* Records for this task
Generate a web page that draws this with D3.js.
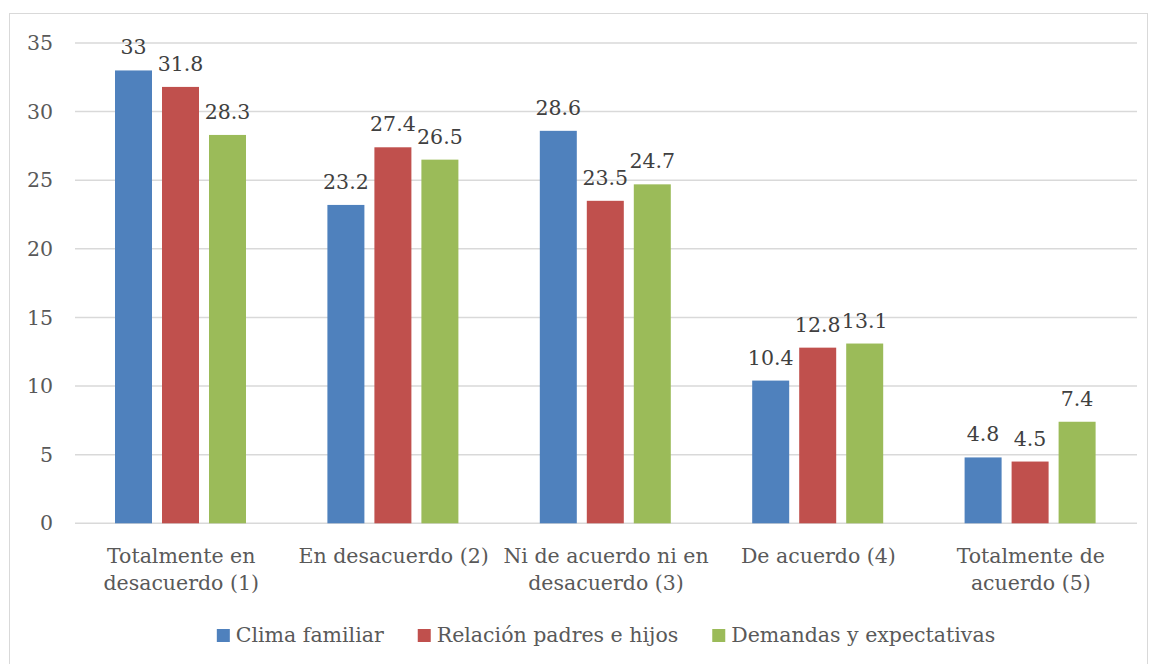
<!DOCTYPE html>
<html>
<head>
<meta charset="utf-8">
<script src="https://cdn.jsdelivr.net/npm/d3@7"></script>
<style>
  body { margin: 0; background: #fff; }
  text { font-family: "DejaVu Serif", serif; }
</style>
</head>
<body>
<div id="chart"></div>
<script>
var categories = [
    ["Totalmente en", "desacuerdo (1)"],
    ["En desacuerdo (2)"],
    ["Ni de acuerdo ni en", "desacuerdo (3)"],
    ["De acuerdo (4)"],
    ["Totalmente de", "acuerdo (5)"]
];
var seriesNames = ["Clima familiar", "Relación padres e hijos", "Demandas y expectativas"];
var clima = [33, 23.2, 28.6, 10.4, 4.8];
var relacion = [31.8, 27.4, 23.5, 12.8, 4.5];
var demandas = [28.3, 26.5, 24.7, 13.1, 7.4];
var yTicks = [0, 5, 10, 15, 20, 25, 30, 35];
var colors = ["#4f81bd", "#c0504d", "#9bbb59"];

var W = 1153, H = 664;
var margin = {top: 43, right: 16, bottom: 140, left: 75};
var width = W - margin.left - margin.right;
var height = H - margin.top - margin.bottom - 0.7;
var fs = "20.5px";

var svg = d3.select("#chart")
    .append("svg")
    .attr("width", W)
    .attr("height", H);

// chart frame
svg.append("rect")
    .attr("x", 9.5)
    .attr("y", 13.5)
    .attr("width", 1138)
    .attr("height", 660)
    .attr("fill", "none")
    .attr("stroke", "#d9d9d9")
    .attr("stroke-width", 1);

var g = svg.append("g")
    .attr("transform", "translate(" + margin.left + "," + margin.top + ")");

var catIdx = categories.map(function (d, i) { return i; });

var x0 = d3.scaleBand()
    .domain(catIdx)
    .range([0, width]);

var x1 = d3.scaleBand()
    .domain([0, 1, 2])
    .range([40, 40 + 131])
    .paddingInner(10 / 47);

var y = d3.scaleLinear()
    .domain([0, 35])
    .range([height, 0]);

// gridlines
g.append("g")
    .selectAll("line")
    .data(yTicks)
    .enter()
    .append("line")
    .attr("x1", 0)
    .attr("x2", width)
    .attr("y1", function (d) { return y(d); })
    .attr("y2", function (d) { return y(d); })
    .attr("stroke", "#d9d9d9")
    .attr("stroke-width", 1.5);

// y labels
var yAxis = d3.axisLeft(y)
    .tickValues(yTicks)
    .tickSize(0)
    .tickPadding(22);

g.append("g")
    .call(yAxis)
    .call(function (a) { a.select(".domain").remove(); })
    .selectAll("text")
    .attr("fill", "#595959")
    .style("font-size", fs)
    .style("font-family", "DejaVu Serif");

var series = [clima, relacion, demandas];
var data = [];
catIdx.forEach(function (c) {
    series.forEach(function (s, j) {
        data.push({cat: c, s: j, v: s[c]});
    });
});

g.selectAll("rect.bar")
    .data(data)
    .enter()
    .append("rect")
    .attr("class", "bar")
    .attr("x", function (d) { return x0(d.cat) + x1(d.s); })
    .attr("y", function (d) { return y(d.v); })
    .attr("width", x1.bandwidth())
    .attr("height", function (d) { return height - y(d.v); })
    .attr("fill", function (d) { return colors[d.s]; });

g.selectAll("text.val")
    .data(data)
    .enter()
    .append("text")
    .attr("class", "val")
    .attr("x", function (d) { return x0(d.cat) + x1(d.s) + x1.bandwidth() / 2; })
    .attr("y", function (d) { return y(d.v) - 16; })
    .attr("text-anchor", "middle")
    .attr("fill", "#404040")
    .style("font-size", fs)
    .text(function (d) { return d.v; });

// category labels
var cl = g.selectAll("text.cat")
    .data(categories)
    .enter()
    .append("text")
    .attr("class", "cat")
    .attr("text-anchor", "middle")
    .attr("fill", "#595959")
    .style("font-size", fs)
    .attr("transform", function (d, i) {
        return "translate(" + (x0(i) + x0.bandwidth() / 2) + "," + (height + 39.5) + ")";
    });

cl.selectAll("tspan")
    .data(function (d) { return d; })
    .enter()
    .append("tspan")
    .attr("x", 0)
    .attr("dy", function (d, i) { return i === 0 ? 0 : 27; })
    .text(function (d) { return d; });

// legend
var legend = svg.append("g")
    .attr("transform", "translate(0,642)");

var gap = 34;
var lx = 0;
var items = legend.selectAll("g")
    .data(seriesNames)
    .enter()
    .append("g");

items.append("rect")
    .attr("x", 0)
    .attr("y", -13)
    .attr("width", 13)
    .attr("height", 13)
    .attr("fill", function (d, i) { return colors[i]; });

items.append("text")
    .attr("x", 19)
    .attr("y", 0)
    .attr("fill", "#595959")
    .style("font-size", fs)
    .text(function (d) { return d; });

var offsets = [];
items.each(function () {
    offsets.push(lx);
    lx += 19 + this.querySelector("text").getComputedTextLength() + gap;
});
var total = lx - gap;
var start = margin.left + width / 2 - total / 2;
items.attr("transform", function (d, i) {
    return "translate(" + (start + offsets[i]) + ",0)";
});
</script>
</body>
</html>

---

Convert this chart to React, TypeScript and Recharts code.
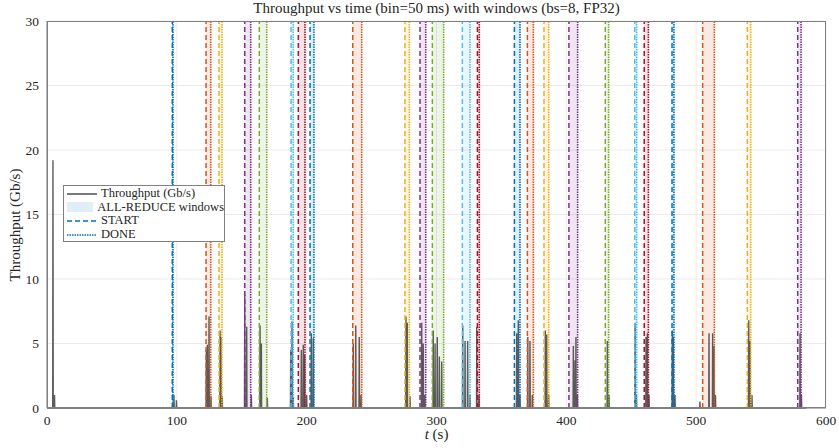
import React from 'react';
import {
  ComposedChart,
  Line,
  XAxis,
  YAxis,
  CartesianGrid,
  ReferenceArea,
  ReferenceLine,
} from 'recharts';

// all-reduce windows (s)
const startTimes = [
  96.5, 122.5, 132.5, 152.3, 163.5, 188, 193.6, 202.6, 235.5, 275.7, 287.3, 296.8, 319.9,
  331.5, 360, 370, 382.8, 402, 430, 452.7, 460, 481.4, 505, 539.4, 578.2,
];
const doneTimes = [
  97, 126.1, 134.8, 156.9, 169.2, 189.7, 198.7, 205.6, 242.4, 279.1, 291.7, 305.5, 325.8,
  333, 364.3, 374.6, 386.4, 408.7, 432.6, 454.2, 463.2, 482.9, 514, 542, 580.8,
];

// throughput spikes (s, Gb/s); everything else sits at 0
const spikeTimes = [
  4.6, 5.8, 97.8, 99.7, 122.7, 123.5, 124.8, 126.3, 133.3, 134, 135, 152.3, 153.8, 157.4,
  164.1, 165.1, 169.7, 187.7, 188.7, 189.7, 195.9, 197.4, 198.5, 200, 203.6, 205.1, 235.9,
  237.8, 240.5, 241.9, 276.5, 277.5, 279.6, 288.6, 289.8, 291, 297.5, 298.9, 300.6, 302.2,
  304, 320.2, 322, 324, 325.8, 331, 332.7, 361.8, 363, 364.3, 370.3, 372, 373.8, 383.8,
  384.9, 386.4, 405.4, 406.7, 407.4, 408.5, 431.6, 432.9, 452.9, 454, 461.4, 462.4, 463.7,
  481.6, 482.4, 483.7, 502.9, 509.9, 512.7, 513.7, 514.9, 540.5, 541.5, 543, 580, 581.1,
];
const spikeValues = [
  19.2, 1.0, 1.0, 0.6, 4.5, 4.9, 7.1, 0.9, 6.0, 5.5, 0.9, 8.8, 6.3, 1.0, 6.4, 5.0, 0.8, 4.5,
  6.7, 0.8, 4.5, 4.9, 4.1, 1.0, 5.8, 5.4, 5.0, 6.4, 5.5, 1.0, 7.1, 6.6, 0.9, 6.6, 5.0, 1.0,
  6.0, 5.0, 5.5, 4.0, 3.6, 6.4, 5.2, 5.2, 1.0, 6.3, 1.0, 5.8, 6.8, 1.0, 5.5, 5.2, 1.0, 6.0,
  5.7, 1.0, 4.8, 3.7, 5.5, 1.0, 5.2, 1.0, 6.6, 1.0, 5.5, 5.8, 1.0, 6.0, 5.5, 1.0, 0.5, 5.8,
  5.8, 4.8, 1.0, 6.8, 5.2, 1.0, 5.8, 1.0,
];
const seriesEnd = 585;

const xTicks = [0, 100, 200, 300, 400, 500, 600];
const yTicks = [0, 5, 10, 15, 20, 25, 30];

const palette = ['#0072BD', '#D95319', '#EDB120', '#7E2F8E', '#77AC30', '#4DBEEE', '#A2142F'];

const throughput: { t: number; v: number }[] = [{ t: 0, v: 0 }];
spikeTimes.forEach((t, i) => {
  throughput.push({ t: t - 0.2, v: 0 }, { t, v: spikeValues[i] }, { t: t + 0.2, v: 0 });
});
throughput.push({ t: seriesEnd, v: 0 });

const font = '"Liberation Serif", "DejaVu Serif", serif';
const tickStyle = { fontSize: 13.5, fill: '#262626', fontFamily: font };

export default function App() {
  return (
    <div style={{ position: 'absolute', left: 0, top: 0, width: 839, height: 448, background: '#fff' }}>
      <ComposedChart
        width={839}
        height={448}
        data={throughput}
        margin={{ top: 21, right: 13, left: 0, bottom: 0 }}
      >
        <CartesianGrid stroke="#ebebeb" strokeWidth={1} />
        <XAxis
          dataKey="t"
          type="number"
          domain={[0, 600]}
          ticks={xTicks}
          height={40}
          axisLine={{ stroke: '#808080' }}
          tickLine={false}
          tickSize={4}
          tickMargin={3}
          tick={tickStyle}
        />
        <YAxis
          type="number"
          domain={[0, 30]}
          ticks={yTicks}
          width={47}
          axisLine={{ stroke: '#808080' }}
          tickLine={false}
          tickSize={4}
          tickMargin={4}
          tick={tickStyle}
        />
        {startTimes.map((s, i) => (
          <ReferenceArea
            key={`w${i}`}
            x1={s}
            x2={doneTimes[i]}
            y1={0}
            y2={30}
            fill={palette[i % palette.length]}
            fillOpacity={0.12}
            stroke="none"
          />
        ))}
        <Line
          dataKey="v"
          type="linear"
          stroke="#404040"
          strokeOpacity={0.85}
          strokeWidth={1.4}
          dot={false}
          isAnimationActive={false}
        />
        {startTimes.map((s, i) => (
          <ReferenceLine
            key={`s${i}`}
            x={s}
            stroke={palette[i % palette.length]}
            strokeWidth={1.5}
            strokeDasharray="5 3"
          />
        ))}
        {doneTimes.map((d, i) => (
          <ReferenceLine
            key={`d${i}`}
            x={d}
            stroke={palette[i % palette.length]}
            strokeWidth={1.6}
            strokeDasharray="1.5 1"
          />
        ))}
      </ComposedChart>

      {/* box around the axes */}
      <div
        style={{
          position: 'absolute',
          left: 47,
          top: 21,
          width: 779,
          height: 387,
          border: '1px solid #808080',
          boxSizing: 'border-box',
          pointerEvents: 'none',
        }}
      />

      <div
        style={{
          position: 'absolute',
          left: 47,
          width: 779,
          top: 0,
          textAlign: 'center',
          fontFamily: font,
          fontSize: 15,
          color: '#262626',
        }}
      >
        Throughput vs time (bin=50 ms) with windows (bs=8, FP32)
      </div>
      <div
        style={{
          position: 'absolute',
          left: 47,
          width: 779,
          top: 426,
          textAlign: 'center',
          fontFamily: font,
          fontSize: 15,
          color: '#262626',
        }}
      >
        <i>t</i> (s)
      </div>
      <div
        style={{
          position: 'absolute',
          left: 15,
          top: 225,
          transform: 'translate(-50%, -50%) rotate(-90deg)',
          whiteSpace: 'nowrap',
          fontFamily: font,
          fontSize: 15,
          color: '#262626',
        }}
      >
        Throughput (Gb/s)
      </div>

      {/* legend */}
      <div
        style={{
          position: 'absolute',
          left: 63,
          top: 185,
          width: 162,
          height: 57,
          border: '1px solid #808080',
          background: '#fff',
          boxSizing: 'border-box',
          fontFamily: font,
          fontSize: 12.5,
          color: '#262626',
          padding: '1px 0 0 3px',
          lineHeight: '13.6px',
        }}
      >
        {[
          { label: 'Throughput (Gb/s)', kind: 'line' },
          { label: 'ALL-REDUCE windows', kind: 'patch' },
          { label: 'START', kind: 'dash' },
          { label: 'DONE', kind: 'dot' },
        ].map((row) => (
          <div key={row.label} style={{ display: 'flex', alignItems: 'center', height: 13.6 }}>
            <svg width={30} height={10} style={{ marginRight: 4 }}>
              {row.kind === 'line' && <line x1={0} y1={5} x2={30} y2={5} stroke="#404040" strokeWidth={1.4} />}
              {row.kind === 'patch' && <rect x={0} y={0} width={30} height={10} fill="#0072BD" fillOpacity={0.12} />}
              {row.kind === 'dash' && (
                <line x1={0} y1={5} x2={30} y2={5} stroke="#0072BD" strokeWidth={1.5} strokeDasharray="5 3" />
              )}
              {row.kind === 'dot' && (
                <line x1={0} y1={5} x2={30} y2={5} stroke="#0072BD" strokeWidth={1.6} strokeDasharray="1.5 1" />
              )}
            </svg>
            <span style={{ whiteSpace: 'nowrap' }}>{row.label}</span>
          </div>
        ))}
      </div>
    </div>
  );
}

* Problem to work on
Give the number of lines in the records above that contain the word "React". Reply with that number alone.

* Solution to this exercise
2